*Dataset content*

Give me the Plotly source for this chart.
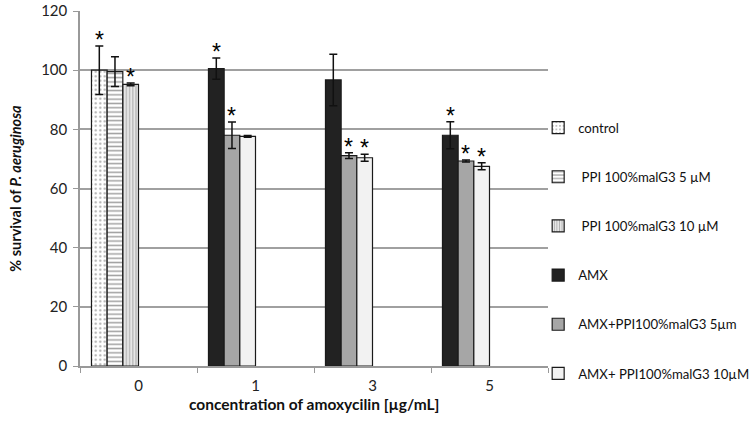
import plotly.graph_objects as go

categories = ["0", "1", "3", "5"]

series_names = ["control", " PPI 100%malG3 5 µM", " PPI 100%malG3 10 µM",
                "AMX", "AMX+PPI100%malG3 5µm", "AMX+ PPI100%malG3 10µM"]
series_cats = [["0"], ["0"], ["0"], ["1", "3", "5"], ["1", "3", "5"], ["1", "3", "5"]]
series_vals = [[100.0], [99.5], [95.2], [100.5, 96.7, 78.0], [78.0, 71.1, 69.3], [77.6, 70.4, 67.5]]
series_err = [[8.2], [5.0], [0.5], [3.6, 8.7, 4.6], [4.5, 1.0, 0.3], [0.3, 1.2, 1.2]]
series_star = [[True], [False], [True], [True, False, True], [True, True, True], [False, True, True]]

x_title = "<b>concentration of amoxycilin [µg/mL]</b>"
y_title = "<b>% survival of <i>P. aeruginosa</i></b>"

slot = [0, 1, 2, 0, 1, 2]
bar_w = 0.134
start = -0.402

fills = ["#ffffff", "#ffffff", "#d0d0d0", "#222222", "#a6a6a6", "#f2f2f2"]
patterns = [dict(shape=".", fgcolor="#555555", bgcolor="#ffffff", size=4.5, solidity=0.2),
            dict(shape="-", fgcolor="#444444", bgcolor="#ffffff", size=4.3, solidity=0.35),
            dict(shape="|", fgcolor="#777777", bgcolor="#e6e6e6", size=3.2, solidity=0.35),
            None, None, None]

fig = go.Figure()
annotations = []
for i, name in enumerate(series_names):
    off = start + slot[i] * bar_w
    marker = dict(color=fills[i], line=dict(color="#1a1a1a", width=1.2))
    if patterns[i]:
        marker["pattern"] = patterns[i]
    fig.add_trace(go.Bar(
        x=series_cats[i], y=series_vals[i], name=name,
        offset=off, width=bar_w, marker=marker,
        legendgroup=str(i),
        error_y=dict(type="data", array=series_err[i], visible=True,
                     color="#111111", thickness=1.5, width=4),
    ))
    for c, v, e, s in zip(series_cats[i], series_vals[i], series_err[i], series_star[i]):
        if s:
            annotations.append(dict(
                x=categories.index(c) + off + bar_w / 2, y=v + e,
                xref="x", yref="y", text="*", showarrow=False,
                yanchor="bottom", yshift=-9,
                font=dict(size=23, color="#000000", family="Liberation Sans")))

annotations.append(dict(text=x_title, xref="paper", yref="paper", x=0.5, y=-0.106,
                        xanchor="center", yanchor="middle", showarrow=False,
                        font=dict(size=15.5, color="#111111")))

fig.update_layout(
    width=756, height=428,
    margin=dict(l=80, r=208, t=11, b=62, autoexpand=False),
    paper_bgcolor="white", plot_bgcolor="white",
    barmode="overlay",
    font=dict(family="Lato, Open Sans, sans-serif", color="#222222"),
    showlegend=True,
    legend=dict(x=0.979, xanchor="left", y=0.714, yanchor="top",
                tracegroupgap=29.0, font=dict(size=13.2, color="#111111"),
                itemwidth=30, bgcolor="rgba(0,0,0,0)"),
    annotations=annotations,
    xaxis=dict(type="category", categoryorder="array", categoryarray=categories,
               range=[-0.5, 3.5], showline=True, linecolor="#999999", linewidth=1.5,
               ticks="outside", tickson="boundaries", ticklen=5, tickcolor="#999999",
               tickfont=dict(size=15, color="#222222"), automargin=False,
               ticklabelstandoff=5),
    yaxis=dict(range=[0, 120], dtick=20, showgrid=True, gridcolor="#a0a0a0", gridwidth=1.5,
               showline=True, linecolor="#999999", linewidth=1.5,
               ticks="outside", ticklen=5, tickcolor="#999999", automargin=False,
               ticklabelstandoff=3,
               tickfont=dict(size=15, color="#222222"), zeroline=False,
               title=dict(text=y_title,
                          font=dict(size=14.5, color="#111111"), standoff=16)),
)

fig.write_html("out.html", config={"displayModeBar": False},
               post_script="document.body.style.margin='0';")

*Stated problem*
Quote the material exactly. Pictures stay out.

*Expected answer*
Give me the Plotly source for this chart.
import plotly.graph_objects as go

categories = ["0", "1", "3", "5"]

series_names = ["control", " PPI 100%malG3 5 µM", " PPI 100%malG3 10 µM",
                "AMX", "AMX+PPI100%malG3 5µm", "AMX+ PPI100%malG3 10µM"]
series_cats = [["0"], ["0"], ["0"], ["1", "3", "5"], ["1", "3", "5"], ["1", "3", "5"]]
series_vals = [[100.0], [99.5], [95.2], [100.5, 96.7, 78.0], [78.0, 71.1, 69.3], [77.6, 70.4, 67.5]]
series_err = [[8.2], [5.0], [0.5], [3.6, 8.7, 4.6], [4.5, 1.0, 0.3], [0.3, 1.2, 1.2]]
series_star = [[True], [False], [True], [True, False, True], [True, True, True], [False, True, True]]

x_title = "<b>concentration of amoxycilin [µg/mL]</b>"
y_title = "<b>% survival of <i>P. aeruginosa</i></b>"

slot = [0, 1, 2, 0, 1, 2]
bar_w = 0.134
start = -0.402

fills = ["#ffffff", "#ffffff", "#d0d0d0", "#222222", "#a6a6a6", "#f2f2f2"]
patterns = [dict(shape=".", fgcolor="#555555", bgcolor="#ffffff", size=4.5, solidity=0.2),
            dict(shape="-", fgcolor="#444444", bgcolor="#ffffff", size=4.3, solidity=0.35),
            dict(shape="|", fgcolor="#777777", bgcolor="#e6e6e6", size=3.2, solidity=0.35),
            None, None, None]

fig = go.Figure()
annotations = []
for i, name in enumerate(series_names):
    off = start + slot[i] * bar_w
    marker = dict(color=fills[i], line=dict(color="#1a1a1a", width=1.2))
    if patterns[i]:
        marker["pattern"] = patterns[i]
    fig.add_trace(go.Bar(
        x=series_cats[i], y=series_vals[i], name=name,
        offset=off, width=bar_w, marker=marker,
        legendgroup=str(i),
        error_y=dict(type="data", array=series_err[i], visible=True,
                     color="#111111", thickness=1.5, width=4),
    ))
    for c, v, e, s in zip(series_cats[i], series_vals[i], series_err[i], series_star[i]):
        if s:
            annotations.append(dict(
                x=categories.index(c) + off + bar_w / 2, y=v + e,
                xref="x", yref="y", text="*", showarrow=False,
                yanchor="bottom", yshift=-9,
                font=dict(size=23, color="#000000", family="Liberation Sans")))

annotations.append(dict(text=x_title, xref="paper", yref="paper", x=0.5, y=-0.106,
                        xanchor="center", yanchor="middle", showarrow=False,
                        font=dict(size=15.5, color="#111111")))

fig.update_layout(
    width=756, height=428,
    margin=dict(l=80, r=208, t=11, b=62, autoexpand=False),
    paper_bgcolor="white", plot_bgcolor="white",
    barmode="overlay",
    font=dict(family="Lato, Open Sans, sans-serif", color="#222222"),
    showlegend=True,
    legend=dict(x=0.979, xanchor="left", y=0.714, yanchor="top",
                tracegroupgap=29.0, font=dict(size=13.2, color="#111111"),
                itemwidth=30, bgcolor="rgba(0,0,0,0)"),
    annotations=annotations,
    xaxis=dict(type="category", categoryorder="array", categoryarray=categories,
               range=[-0.5, 3.5], showline=True, linecolor="#999999", linewidth=1.5,
               ticks="outside", tickson="boundaries", ticklen=5, tickcolor="#999999",
               tickfont=dict(size=15, color="#222222"), automargin=False,
               ticklabelstandoff=5),
    yaxis=dict(range=[0, 120], dtick=20, showgrid=True, gridcolor="#a0a0a0", gridwidth=1.5,
               showline=True, linecolor="#999999", linewidth=1.5,
               ticks="outside", ticklen=5, tickcolor="#999999", automargin=False,
               ticklabelstandoff=3,
               tickfont=dict(size=15, color="#222222"), zeroline=False,
               title=dict(text=y_title,
                          font=dict(size=14.5, color="#111111"), standoff=16)),
)

fig.write_html("out.html", config={"displayModeBar": False},
               post_script="document.body.style.margin='0';")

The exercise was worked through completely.